» **DATASET SECTION**:
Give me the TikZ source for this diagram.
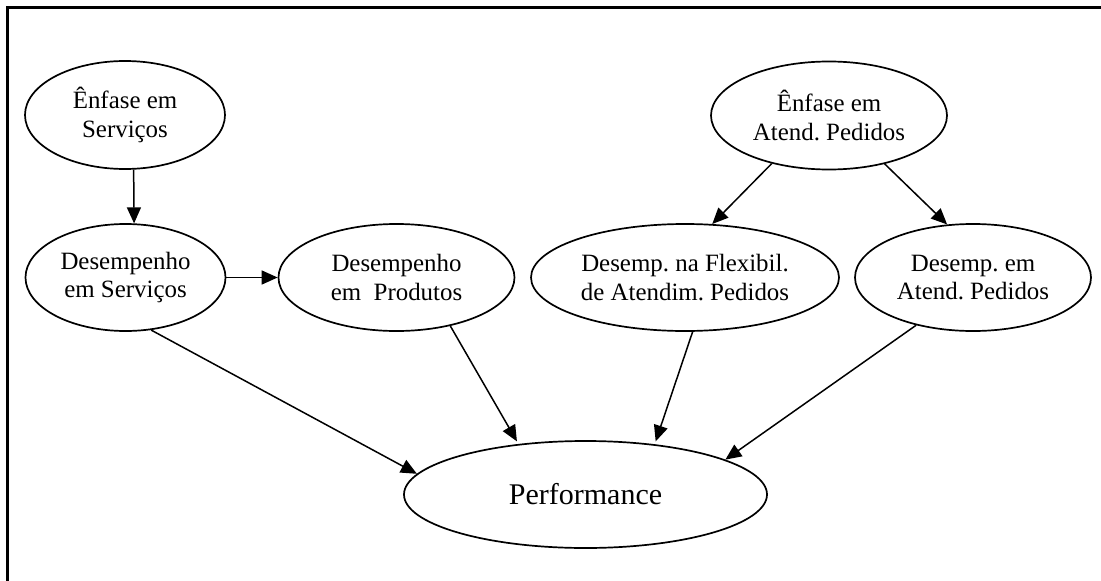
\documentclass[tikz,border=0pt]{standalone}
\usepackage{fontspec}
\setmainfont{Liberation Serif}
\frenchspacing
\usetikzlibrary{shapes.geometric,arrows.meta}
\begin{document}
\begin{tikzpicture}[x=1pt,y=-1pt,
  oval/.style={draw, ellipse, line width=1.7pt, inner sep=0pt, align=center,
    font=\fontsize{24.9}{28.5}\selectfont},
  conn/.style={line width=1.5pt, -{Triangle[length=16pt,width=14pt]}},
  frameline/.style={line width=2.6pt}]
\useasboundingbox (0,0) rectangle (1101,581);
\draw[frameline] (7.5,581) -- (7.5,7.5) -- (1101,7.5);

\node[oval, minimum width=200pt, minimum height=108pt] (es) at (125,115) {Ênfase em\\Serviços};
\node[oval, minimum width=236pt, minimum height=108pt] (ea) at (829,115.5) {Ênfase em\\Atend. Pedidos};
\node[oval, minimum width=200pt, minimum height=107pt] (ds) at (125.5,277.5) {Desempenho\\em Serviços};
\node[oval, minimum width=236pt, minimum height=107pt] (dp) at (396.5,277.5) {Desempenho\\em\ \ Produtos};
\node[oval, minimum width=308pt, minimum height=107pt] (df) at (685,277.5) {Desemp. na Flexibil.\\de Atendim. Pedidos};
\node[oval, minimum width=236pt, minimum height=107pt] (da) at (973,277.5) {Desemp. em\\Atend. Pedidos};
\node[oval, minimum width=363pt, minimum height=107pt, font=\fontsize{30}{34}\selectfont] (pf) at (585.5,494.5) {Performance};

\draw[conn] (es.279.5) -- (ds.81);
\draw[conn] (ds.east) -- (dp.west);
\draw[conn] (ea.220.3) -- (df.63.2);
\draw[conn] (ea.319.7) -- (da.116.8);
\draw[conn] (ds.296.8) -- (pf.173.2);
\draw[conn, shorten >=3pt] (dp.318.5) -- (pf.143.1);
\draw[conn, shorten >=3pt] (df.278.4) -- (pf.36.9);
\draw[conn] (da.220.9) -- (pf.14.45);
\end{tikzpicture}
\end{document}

» **WORK REQUIRED**: Only the lines from the top of the data through the line with "(7.5,7.5) -- (1101,7.5);" should be quoted, exactly and with both ends kept; skip the pictures.

» **TASK OUTPUT**:
Give me the TikZ source for this diagram.
\documentclass[tikz,border=0pt]{standalone}
\usepackage{fontspec}
\setmainfont{Liberation Serif}
\frenchspacing
\usetikzlibrary{shapes.geometric,arrows.meta}
\begin{document}
\begin{tikzpicture}[x=1pt,y=-1pt,
  oval/.style={draw, ellipse, line width=1.7pt, inner sep=0pt, align=center,
    font=\fontsize{24.9}{28.5}\selectfont},
  conn/.style={line width=1.5pt, -{Triangle[length=16pt,width=14pt]}},
  frameline/.style={line width=2.6pt}]
\useasboundingbox (0,0) rectangle (1101,581);
\draw[frameline] (7.5,581) -- (7.5,7.5) -- (1101,7.5);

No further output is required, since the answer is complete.